The district attorney’s office under former DA Craig Watkins had reopened the file and found evidence that defense lawyers said they’d never received, such as accounts from witnesses who saw two men argued with Borns outside the store the evening he was killed. Witnesses said one man was distinctly taller than the other and one had a noticeable scar across the side of his neck. Allen and Mozee are about the same height, around 6 feet. Neither had a scar.

The file also included previously undisclosed letters from people in jail who agreed to testify against Allen in exchange for favors in their cases.

Jackson was among prosecutors who were not invited to remain in the Dallas County district attorney’s office after Watkins won the 2006 election. Jackson, who had spent 17 years as a Dallas County prosecutor, sued Watkins in federal court, claiming that his termination was race based. Jackson is white and Watkins is Black. A judge tossed the suit.

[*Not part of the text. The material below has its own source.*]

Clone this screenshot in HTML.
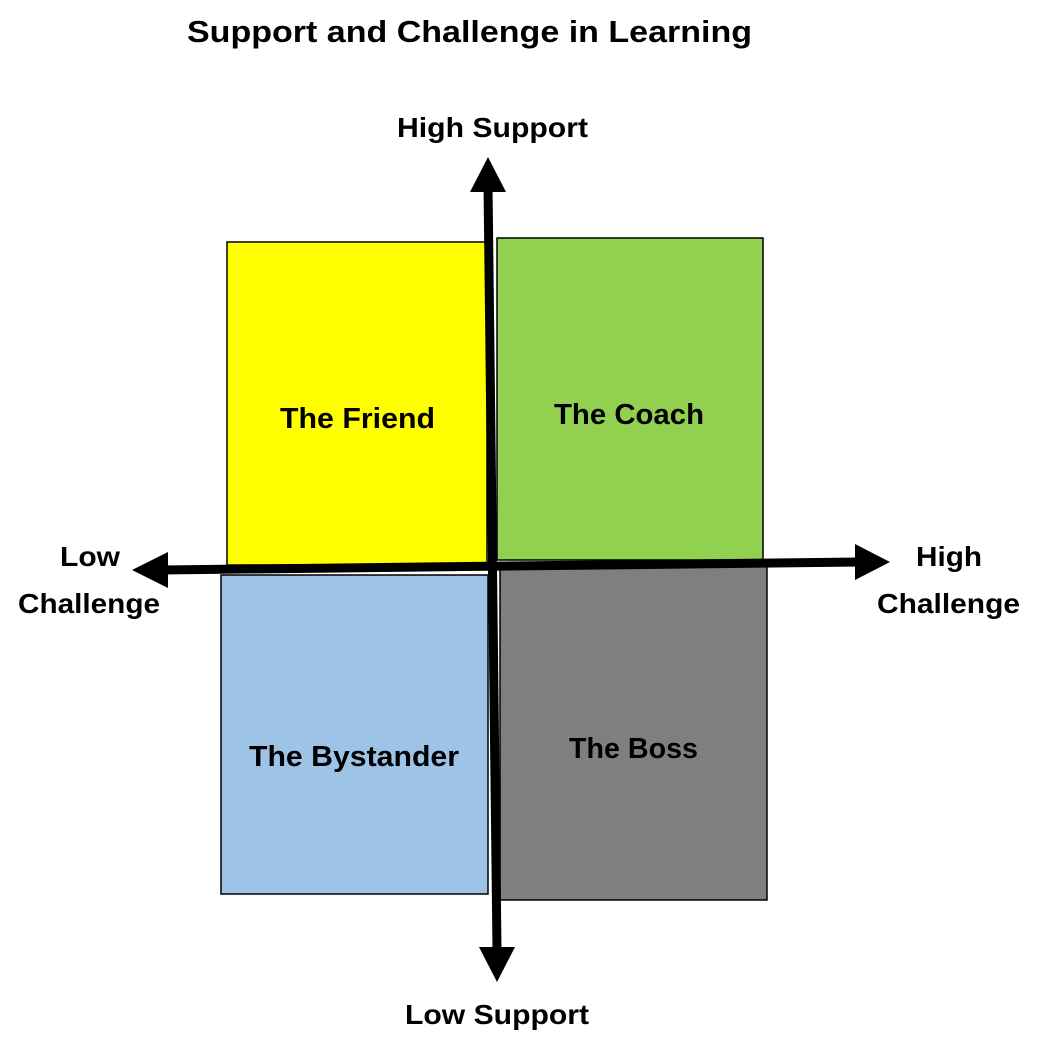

The Innocence Project in New York and the Innocence Project of Texas filed a 196-page grievance with the State Bar in 2018 against Jackson.

Jackson’s lawyer, Bob Hinton, said Jackson has long maintained that he handed over the evidence to the defense and still believes that Allen and Mozee are guilty. Hinton said Jackson didn’t want to comment.

Jackson retired from practicing law in 2013 after he was fired from the Denton County district attorney’s office. Hinton said Jackson now spends his summers driving tour buses in Alaska.

Hinton said that against his advice, Jackson chose not to spend his retirement savings fighting the accusation at a disciplinary hearing where he faced losing his law license.

The person who killed Borns has not been caught.